## Your instructions:
Starting at the first line of the data, print each line verbatim up to and including the line bearing "8.45, 8.45, 8.45]", omitting pictures.

## Data provided:
***

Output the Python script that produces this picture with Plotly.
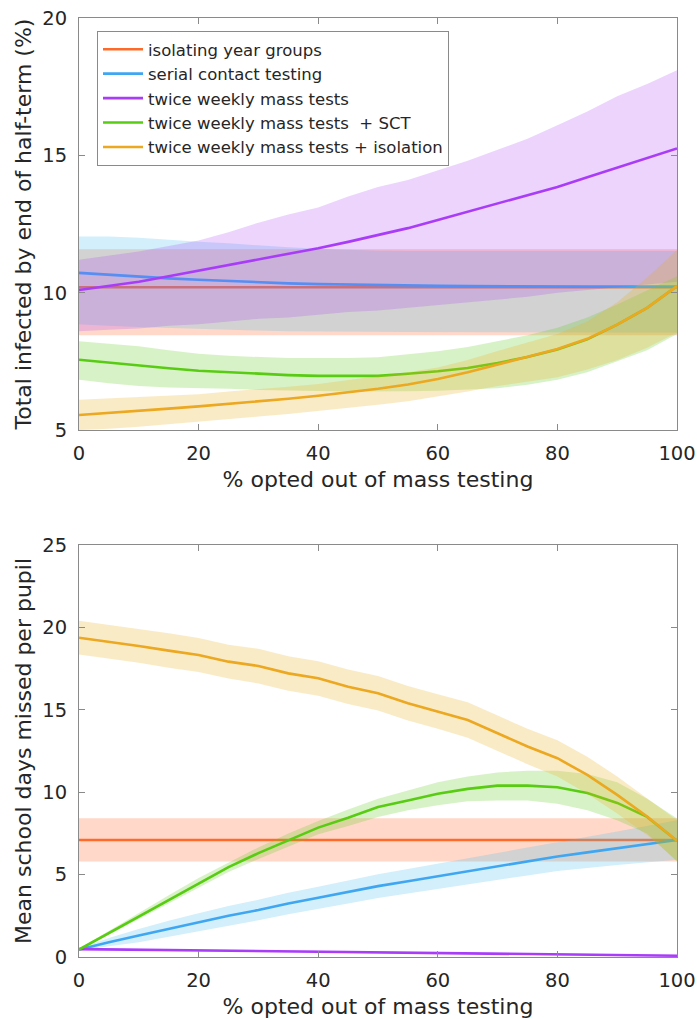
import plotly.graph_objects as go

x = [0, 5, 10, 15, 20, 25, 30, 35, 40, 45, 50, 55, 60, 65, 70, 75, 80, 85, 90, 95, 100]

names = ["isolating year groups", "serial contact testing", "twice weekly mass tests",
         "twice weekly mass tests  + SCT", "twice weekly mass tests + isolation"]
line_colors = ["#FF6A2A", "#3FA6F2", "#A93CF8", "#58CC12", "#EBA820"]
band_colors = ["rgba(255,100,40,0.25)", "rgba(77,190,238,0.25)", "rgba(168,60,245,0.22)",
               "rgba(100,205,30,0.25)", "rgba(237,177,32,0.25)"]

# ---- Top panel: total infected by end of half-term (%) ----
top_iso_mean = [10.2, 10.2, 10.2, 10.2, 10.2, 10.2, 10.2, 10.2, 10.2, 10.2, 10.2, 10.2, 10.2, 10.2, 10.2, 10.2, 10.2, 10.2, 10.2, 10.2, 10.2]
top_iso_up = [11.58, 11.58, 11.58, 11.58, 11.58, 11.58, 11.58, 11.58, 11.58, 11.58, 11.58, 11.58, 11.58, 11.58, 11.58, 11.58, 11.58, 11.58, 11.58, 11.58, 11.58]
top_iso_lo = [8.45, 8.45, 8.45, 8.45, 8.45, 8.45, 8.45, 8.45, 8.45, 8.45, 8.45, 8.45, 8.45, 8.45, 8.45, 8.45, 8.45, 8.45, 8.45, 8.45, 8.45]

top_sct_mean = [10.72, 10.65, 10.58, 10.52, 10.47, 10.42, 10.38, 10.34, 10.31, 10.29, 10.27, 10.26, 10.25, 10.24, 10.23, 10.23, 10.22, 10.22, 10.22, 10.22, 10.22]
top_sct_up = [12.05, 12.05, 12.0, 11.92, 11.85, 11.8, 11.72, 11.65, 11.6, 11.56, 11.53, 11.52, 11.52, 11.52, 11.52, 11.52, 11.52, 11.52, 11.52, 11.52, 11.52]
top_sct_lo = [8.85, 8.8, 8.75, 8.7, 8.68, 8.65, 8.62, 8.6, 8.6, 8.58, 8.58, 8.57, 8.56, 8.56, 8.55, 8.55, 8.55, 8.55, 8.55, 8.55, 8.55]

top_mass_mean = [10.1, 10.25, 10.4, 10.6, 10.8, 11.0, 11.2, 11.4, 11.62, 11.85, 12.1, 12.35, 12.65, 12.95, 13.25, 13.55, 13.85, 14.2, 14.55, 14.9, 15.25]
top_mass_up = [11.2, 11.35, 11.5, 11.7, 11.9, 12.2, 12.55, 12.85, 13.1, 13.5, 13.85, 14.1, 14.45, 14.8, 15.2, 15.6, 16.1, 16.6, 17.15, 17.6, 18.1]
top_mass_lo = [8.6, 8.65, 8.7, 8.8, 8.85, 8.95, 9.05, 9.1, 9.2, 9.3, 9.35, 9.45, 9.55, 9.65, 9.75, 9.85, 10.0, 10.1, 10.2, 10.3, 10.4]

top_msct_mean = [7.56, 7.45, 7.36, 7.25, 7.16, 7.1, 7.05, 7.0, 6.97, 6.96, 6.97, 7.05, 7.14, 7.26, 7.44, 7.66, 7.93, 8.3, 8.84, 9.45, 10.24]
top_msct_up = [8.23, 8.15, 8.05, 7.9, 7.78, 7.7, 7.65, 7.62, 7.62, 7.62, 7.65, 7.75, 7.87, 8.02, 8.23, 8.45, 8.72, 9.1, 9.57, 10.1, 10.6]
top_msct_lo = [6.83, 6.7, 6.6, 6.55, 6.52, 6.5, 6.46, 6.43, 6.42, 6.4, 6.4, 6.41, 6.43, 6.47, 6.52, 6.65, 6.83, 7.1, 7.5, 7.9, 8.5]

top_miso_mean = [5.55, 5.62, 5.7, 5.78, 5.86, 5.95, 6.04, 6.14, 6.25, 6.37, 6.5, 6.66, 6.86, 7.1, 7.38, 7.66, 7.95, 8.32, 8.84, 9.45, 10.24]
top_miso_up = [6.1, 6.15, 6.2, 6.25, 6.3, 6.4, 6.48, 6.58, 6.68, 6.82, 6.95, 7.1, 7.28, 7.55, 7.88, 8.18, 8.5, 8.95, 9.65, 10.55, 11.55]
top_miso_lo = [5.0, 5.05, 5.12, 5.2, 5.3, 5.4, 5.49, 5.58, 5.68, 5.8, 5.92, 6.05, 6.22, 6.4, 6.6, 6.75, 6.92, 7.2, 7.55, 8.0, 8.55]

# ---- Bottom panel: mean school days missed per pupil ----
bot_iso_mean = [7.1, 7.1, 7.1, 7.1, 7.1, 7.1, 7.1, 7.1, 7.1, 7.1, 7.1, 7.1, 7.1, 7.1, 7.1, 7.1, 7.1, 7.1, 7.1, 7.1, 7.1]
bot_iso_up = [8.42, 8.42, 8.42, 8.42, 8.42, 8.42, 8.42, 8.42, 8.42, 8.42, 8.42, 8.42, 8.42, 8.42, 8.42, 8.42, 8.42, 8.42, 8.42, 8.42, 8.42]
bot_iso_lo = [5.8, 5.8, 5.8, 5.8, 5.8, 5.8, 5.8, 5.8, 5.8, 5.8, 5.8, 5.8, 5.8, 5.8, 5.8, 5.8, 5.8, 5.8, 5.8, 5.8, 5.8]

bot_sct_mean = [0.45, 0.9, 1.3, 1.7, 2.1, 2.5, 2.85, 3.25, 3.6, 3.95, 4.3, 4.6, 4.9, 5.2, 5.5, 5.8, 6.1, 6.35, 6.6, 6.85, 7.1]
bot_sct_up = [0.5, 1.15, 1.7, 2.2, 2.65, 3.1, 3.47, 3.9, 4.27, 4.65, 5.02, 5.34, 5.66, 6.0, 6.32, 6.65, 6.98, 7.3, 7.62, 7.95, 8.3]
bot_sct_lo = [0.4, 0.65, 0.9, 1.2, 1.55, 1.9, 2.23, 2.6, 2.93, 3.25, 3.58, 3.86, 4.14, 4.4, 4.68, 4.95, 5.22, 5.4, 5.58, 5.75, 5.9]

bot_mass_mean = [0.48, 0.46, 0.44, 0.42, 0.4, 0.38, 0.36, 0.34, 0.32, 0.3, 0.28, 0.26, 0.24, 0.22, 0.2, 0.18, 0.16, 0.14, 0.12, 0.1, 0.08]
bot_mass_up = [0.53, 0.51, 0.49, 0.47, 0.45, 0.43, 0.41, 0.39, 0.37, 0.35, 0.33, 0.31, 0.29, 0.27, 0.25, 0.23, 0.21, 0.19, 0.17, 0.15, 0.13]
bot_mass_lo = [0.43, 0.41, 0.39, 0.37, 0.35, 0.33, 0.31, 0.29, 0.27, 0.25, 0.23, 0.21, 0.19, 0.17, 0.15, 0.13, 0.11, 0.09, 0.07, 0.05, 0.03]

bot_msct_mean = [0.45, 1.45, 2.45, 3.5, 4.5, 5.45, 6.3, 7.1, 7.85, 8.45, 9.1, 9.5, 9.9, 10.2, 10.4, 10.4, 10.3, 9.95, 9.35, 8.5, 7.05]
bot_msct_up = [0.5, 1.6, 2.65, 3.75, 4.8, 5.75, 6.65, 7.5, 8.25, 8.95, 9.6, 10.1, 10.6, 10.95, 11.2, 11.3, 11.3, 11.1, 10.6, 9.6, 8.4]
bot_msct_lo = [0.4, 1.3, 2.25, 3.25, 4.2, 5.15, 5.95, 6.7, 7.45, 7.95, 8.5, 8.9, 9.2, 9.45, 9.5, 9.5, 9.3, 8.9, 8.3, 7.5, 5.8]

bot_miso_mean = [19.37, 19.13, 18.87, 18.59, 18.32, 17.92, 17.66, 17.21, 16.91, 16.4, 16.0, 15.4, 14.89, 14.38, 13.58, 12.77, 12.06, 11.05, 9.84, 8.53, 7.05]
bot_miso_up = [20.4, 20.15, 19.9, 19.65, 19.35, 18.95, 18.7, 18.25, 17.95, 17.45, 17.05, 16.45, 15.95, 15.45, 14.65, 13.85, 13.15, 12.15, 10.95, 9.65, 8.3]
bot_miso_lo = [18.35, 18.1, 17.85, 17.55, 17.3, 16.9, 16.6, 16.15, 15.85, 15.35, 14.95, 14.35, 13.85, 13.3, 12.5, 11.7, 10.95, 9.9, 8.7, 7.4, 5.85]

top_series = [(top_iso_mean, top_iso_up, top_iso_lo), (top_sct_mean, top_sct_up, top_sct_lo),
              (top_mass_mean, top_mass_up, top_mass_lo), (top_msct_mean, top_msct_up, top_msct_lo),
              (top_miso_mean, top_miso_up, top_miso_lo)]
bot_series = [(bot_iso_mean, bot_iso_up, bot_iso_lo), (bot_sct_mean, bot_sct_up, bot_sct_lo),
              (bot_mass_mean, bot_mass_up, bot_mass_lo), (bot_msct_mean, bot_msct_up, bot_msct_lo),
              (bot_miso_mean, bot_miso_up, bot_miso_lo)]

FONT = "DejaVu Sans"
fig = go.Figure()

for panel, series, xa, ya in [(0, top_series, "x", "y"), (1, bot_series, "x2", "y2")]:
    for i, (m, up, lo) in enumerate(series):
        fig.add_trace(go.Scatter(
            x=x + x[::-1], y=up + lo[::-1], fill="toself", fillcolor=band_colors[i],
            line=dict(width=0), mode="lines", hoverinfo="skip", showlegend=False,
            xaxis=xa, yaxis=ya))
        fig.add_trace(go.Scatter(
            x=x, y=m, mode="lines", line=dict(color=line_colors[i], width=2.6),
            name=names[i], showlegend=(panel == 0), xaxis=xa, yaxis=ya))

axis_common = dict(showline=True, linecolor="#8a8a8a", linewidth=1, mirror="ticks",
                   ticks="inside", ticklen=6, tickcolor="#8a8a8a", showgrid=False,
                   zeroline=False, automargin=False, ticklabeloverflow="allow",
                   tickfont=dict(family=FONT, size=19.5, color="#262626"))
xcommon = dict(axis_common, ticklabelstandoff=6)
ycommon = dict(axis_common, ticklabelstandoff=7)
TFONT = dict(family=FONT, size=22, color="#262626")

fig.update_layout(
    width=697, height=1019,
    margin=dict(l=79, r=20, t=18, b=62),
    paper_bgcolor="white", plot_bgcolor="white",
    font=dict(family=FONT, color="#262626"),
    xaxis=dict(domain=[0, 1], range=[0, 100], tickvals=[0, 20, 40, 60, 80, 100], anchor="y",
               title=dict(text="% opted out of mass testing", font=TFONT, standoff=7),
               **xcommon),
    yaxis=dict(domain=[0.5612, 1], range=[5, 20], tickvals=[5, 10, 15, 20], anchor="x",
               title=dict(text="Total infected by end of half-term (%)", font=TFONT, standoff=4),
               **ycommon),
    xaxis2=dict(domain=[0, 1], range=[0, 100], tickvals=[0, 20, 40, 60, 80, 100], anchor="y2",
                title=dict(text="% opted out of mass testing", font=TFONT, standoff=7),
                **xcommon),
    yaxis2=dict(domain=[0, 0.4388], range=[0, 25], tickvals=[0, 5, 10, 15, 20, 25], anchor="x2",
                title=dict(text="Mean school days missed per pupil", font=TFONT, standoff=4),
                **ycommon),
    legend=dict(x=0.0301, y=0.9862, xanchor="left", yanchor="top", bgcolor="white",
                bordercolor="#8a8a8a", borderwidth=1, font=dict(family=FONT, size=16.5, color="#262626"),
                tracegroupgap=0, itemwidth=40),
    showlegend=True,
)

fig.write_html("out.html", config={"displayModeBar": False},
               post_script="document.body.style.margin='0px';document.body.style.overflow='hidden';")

***

## Expected output:
Output the Python script that produces this picture with Plotly.
import plotly.graph_objects as go

x = [0, 5, 10, 15, 20, 25, 30, 35, 40, 45, 50, 55, 60, 65, 70, 75, 80, 85, 90, 95, 100]

names = ["isolating year groups", "serial contact testing", "twice weekly mass tests",
         "twice weekly mass tests  + SCT", "twice weekly mass tests + isolation"]
line_colors = ["#FF6A2A", "#3FA6F2", "#A93CF8", "#58CC12", "#EBA820"]
band_colors = ["rgba(255,100,40,0.25)", "rgba(77,190,238,0.25)", "rgba(168,60,245,0.22)",
               "rgba(100,205,30,0.25)", "rgba(237,177,32,0.25)"]

# ---- Top panel: total infected by end of half-term (%) ----
top_iso_mean = [10.2, 10.2, 10.2, 10.2, 10.2, 10.2, 10.2, 10.2, 10.2, 10.2, 10.2, 10.2, 10.2, 10.2, 10.2, 10.2, 10.2, 10.2, 10.2, 10.2, 10.2]
top_iso_up = [11.58, 11.58, 11.58, 11.58, 11.58, 11.58, 11.58, 11.58, 11.58, 11.58, 11.58, 11.58, 11.58, 11.58, 11.58, 11.58, 11.58, 11.58, 11.58, 11.58, 11.58]
top_iso_lo = [8.45, 8.45, 8.45, 8.45, 8.45, 8.45, 8.45, 8.45, 8.45, 8.45, 8.45, 8.45, 8.45, 8.45, 8.45, 8.45, 8.45, 8.45, 8.45, 8.45, 8.45]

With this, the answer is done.